The coefficient on initial income is negative and highly significant, indicating that poorer regions have grown faster than richer ones over the period of study. The magnitude of the coefficient provides an estimate of the speed of convergence: in this case, the coefficient suggests that the income gap between regions is closing at a rate of 1.4% per year.

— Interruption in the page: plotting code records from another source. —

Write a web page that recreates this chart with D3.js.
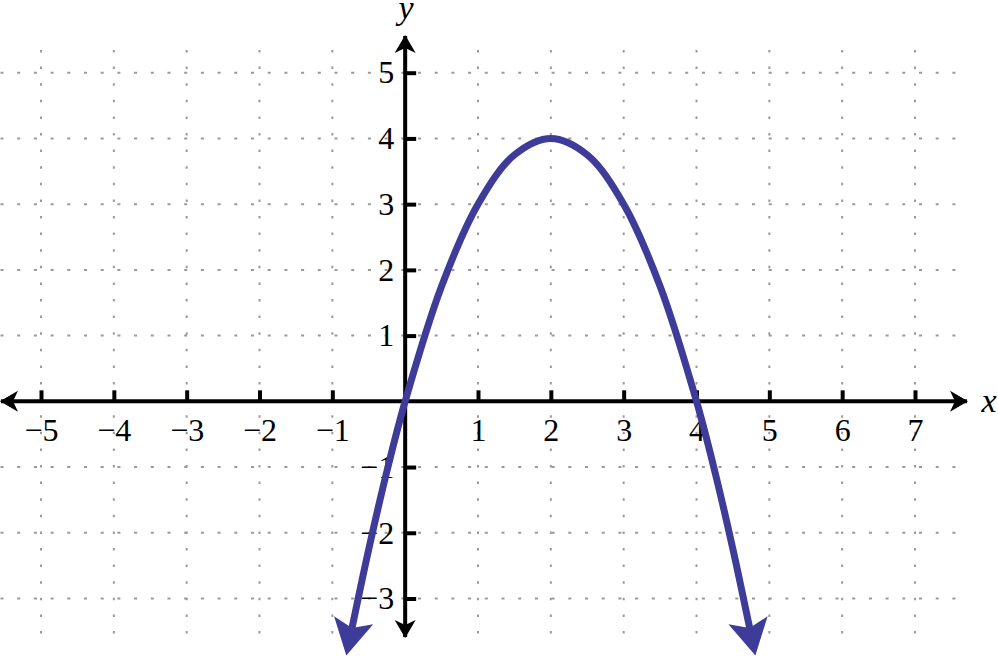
<!DOCTYPE html>
<html>
<head>
<meta charset="utf-8">
<script src="https://cdn.jsdelivr.net/npm/d3@7"></script>
<style>
  html, body { margin: 0; padding: 0; background: #fff; }
  svg { display: block; }
</style>
</head>
<body>
<svg id="chart" width="998" height="664"></svg>
<script>
// tick values and labels
var xTicks = [-5, -4, -3, -2, -1, 1, 2, 3, 4, 5, 6, 7];
var xTickLabels = ["\u22125", "\u22124", "\u22123", "\u22122", "\u22121", "1", "2", "3", "4", "5", "6", "7"];
var yTicks = [-3, -2, -1, 1, 2, 3, 4, 5];
var yTickLabels = ["\u22123", "\u22122", "\u22121", "1", "2", "3", "4", "5"];
var xGrid = [-5, -4, -3, -2, -1, 0, 1, 2, 3, 4, 5, 6, 7];
var yGrid = [-3, -2, -1, 0, 1, 2, 3, 4, 5];

// points along the parabola
var curveX = [-0.73, -0.5, -0.25, 0, 0.5, 1, 1.5, 2, 2.5, 3, 3.5, 4, 4.25, 4.5, 4.73];
var curveY = [-3.45, -2.25, -1.06, 0, 1.75, 3, 3.75, 4, 3.75, 3, 1.75, 0, -1.06, -2.25, -3.45];

var serif = "'Liberation Serif', 'Times New Roman', Times, serif";

var svg = d3.select("#chart");

var x = d3.scaleLinear().domain([-5, 7]).range([41, 915]);
var y = d3.scaleLinear().domain([-3, 5]).range([598.5, 72.7]);

var x0 = x(0), y0 = y(0);

// arrow markers
var defs = svg.append("defs");
defs.append("marker")
    .attr("id", "axisArrow")
    .attr("markerUnits", "userSpaceOnUse")
    .attr("viewBox", "-2 -13 24 26")
    .attr("markerWidth", 24).attr("markerHeight", 26)
    .attr("refX", 17).attr("refY", 0)
    .attr("orient", "auto-start-reverse")
    .append("path")
    .attr("d", "M0,-10.5 L18,0 L0,10.5 L5,0 Z")
    .attr("fill", "#000");

defs.append("marker")
    .attr("id", "curveArrow")
    .attr("markerUnits", "userSpaceOnUse")
    .attr("viewBox", "-2 -23 40 46")
    .attr("markerWidth", 40).attr("markerHeight", 46)
    .attr("refX", 8).attr("refY", 0)
    .attr("orient", "auto-start-reverse")
    .append("path")
    .attr("d", "M0,-20 L36,0 L0,20 L8,0 Z")
    .attr("fill", "#3f3c99");

// dotted grid
var grid = svg.append("g").attr("stroke", "#9a9a9a").attr("stroke-width", 2).attr("fill", "none");
grid.selectAll("line.h").data(yGrid).enter().append("line")
    .attr("class", "h")
    .attr("x1", 0).attr("x2", 956)
    .attr("y1", function(d) { return y(d); })
    .attr("y2", function(d) { return y(d); })
    .attr("stroke-dasharray", "3,13.7")
    .attr("stroke-dashoffset", -0.5);
grid.selectAll("line.v").data(xGrid).enter().append("line")
    .attr("class", "v")
    .attr("y1", 50).attr("y2", 640)
    .attr("x1", function(d) { return x(d); })
    .attr("x2", function(d) { return x(d); })
    .attr("stroke-dasharray", "2.5,14.1");

// axis lines with arrowheads
svg.append("line")
    .attr("x1", 1).attr("x2", 967)
    .attr("y1", y0).attr("y2", y0)
    .attr("stroke", "#000").attr("stroke-width", 4)
    .attr("marker-start", "url(#axisArrow)")
    .attr("marker-end", "url(#axisArrow)");
svg.append("line")
    .attr("x1", x0).attr("x2", x0)
    .attr("y1", 36).attr("y2", 637)
    .attr("stroke", "#000").attr("stroke-width", 4)
    .attr("marker-start", "url(#axisArrow)")
    .attr("marker-end", "url(#axisArrow)");

// ticks and labels
var xAxis = svg.append("g")
    .attr("transform", "translate(0," + y0 + ")")
    .call(d3.axisBottom(x).tickValues(xTicks).tickSize(-11).tickPadding(17)
        .tickFormat(function(d, i) { return xTickLabels[i]; }));
var yAxis = svg.append("g")
    .attr("transform", "translate(" + x0 + ",0)")
    .call(d3.axisLeft(y).tickValues(yTicks).tickSize(-11).tickPadding(11)
        .tickFormat(function(d, i) { return yTickLabels[i]; }));

[xAxis, yAxis].forEach(function(g) {
    g.attr("font-family", serif).attr("font-size", 32);
    g.select(".domain").remove();
    g.selectAll(".tick line").attr("stroke", "#000").attr("stroke-width", 4);
    g.selectAll(".tick text").attr("fill", "#000");
});

// the parabola
var pts = curveX.map(function(d, i) { return [d, curveY[i]]; });
var line = d3.line()
    .x(function(d) { return x(d[0]); })
    .y(function(d) { return y(d[1]); })
    .curve(d3.curveCatmullRom);

svg.append("path")
    .datum(pts)
    .attr("d", line)
    .attr("fill", "none")
    .attr("stroke", "#3f3c99")
    .attr("stroke-width", 7)
    .attr("marker-start", "url(#curveArrow)")
    .attr("marker-end", "url(#curveArrow)");

// axis names
svg.append("text")
    .attr("x", 989).attr("y", y0 + 11)
    .attr("text-anchor", "middle")
    .attr("font-family", serif).attr("font-style", "italic").attr("font-size", 34)
    .text("x");
svg.append("text")
    .attr("x", x0 + 1).attr("y", 19)
    .attr("text-anchor", "middle")
    .attr("font-family", serif).attr("font-style", "italic").attr("font-size", 34)
    .text("y");
</script>
</body>
</html>
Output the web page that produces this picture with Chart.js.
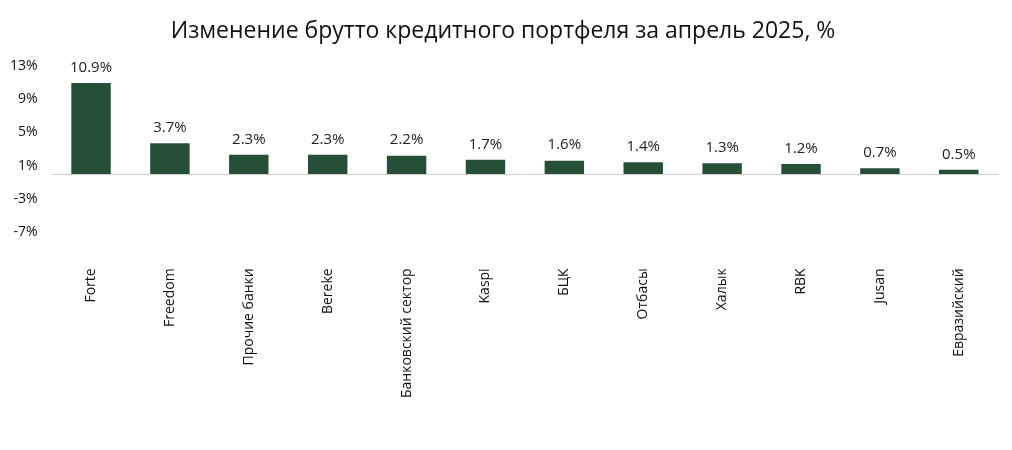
<!DOCTYPE html>
<html><head><meta charset="utf-8">
<script src="https://cdn.jsdelivr.net/npm/chart.js@4"></script>
<style>body{margin:0;background:#fff}#w{width:1012px;height:450px}</style>
</head><body><div id="w"><canvas id="c"></canvas></div>
<script>
const categories = ["Forte","Freedom","Прочие банки","Bereke","Банковский сектор","Kaspi","БЦК","Отбасы","Халык","RBK","Jusan","Евразийский"];
const values = [10.9,3.7,2.3,2.3,2.2,1.7,1.6,1.4,1.3,1.2,0.7,0.5];
const yTicks = [-7,-5,-3,-1,1,3,5,7,9,11,13];
const barColor = "#264f37";
const labelsPlugin = {
  id:"vals",
  beforeDatasetsDraw(ch){
    const ctx=ch.ctx,y=ch.scales.y.getPixelForValue(0),a=ch.chartArea;
    ctx.save();ctx.strokeStyle="#d0d0d0";ctx.lineWidth=1;ctx.beginPath();ctx.moveTo(a.left,y+0.5);ctx.lineTo(a.right,y+0.5);ctx.stroke();ctx.restore();
  },
  afterDatasetsDraw(ch){
    const ctx=ch.ctx, meta=ch.getDatasetMeta(0);
    ctx.save();ctx.font="15px 'Open Sans', sans-serif";ctx.fillStyle="#222";ctx.textAlign="center";ctx.textBaseline="bottom";
    meta.data.forEach((b,i)=>ctx.fillText(values[i].toFixed(1)+"%",b.x,b.y-8));
    ctx.restore();
  }
};
new Chart(document.getElementById("c"),{
  type:"bar",
  data:{labels:categories,datasets:[{data:values,backgroundColor:barColor,barPercentage:0.5,categoryPercentage:1}]},
  plugins:[labelsPlugin],
  options:{responsive:true,maintainAspectRatio:false,animation:false,
    layout:{padding:{left:4,right:10,top:0,bottom:16}},
    plugins:{legend:{display:false},tooltip:{enabled:false},
      title:{display:true,text:"Изменение брутто кредитного портфеля за апрель 2025, %",font:{size:23,family:"'Open Sans', sans-serif",weight:"normal"},color:"#111",padding:{top:18,bottom:20}}},
    scales:{
      x:{grid:{display:false,drawTicks:false},border:{display:false},
        ticks:{minRotation:90,maxRotation:90,padding:36,autoSkip:false,color:"#111",font:{size:14,family:"'Open Sans', sans-serif"}}},
      y:{min:-7,max:13,afterBuildTicks(a){a.ticks=yTicks.map(v=>({value:v}));},grid:{display:false},border:{display:false},
        ticks:{callback:v=>v+"%",color:"#111",padding:6,font:{size:14,family:"'Open Sans', sans-serif"}}}
    }}
});
</script></body></html>
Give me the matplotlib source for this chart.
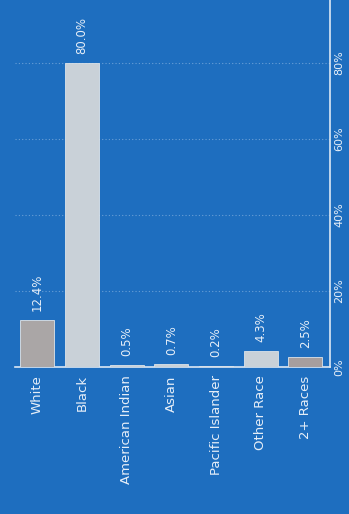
import matplotlib.pyplot as plt
import numpy as np

categories = ["White", "Black", "American Indian", "Asian",
              "Pacific Islander", "Other Race", "2+ Races"]
values = [12.4, 80.0, 0.5, 0.7, 0.2, 4.3, 2.5]
value_labels = ["12.4%", "80.0%", "0.5%", "0.7%", "0.2%", "4.3%", "2.5%"]
ticks = [0, 20, 40, 60, 80]
tick_labels = ["0%", "20%", "40%", "60%", "80%"]

bg = "#1e6ebf"
bar_colors = ["#aaa6a6", "#c9d1d8", "#c9d1d8", "#c9d1d8",
              "#c9d1d8", "#c9d1d8", "#a69e9e"]
txt = "#e6eef8"

fig = plt.figure(figsize=(3.49, 5.14), dpi=100, facecolor=bg)
ax = fig.add_axes([15 / 349, (514 - 367) / 514, 315 / 349, 367 / 514])
ax.set_facecolor(bg)

x = np.arange(len(categories))
ax.bar(x, values, width=0.76, color=bar_colors,
       edgecolor="#dde4ea", linewidth=0.6, zorder=3)

for xi, v, lab in zip(x, values, value_labels):
    ax.text(xi, v + 2.4, lab, rotation=90, ha="center", va="bottom",
            color=txt, fontsize=8.5, zorder=4)

ax.set_xlim(-0.5, 6.55)
ax.set_ylim(0, 96.5)

ax.set_xticks(x)
ax.set_xticklabels(categories, rotation=90, color=txt, fontsize=9.5)
ax.tick_params(axis="x", length=0, pad=6)

ax.yaxis.tick_right()
ax.set_yticks(ticks)
ax.set_yticklabels(tick_labels, rotation=90, va="center", color=txt, fontsize=8)
ax.tick_params(axis="y", length=0, pad=3)

ax.grid(axis="y", color="#9cc0e6", linestyle=(0, (1, 2)), linewidth=0.8, alpha=0.6, zorder=0)

for s in ["top", "left"]:
    ax.spines[s].set_visible(False)
for s in ["bottom", "right"]:
    ax.spines[s].set_color("#dce8f5")
    ax.spines[s].set_linewidth(1.2)

fig.savefig("out.png", dpi=100, facecolor=bg)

Conditional $\beta$-convergence

We now estimate conditional convergence by including country fixed effects:

$$ \frac{1}{T}\log\left(\frac{y_{i,t+T}}{y_{i,t}}\right) = \alpha_c + \beta\log(y_{i,t}) + \epsilon_{i} $$

where $\alpha_c$ represents country-specific effects that control for differences in steady states across countries. The resulting estimate of $\beta$ is the speed of convergence within countries. We can compare this estimate to the previous one to assess the role of country fixed effects in the convergence process:

model_conditional <- feols(
  growth_rate ~ log(initial_income) | country, 
  data = convergence_data,
  vcov = "hetero"
)

etable(
  model, 
  model_conditional,
  title = "Regional Convergence Results",
  headers = c("Absolute", "Conditional"),
  se.below = TRUE,
  keep = "log",
  notes = "Heteroskedasticity-robust standard errors in parentheses."
)

The absolute convergence coefficient (-0.0137) captures both within and between-country convergence, while the conditional estimate (-0.0103) reflects only within-country convergence. Their comparison suggests that about 75% (25%) of convergence occurs within (between) countries.

References

Barro, R.J. and Sala-i-Martin, X., 1992. Convergence. Journal of Political Economy, 100(2), pp.223-251.
Wenz, L., Carr, R.D., Koegel, N., Kotz, M., and Kalkuhl, M., 2023. DOSE – Global data set of reported sub-national economic output. Nature Scientific Data, 10(1), pp.1-12.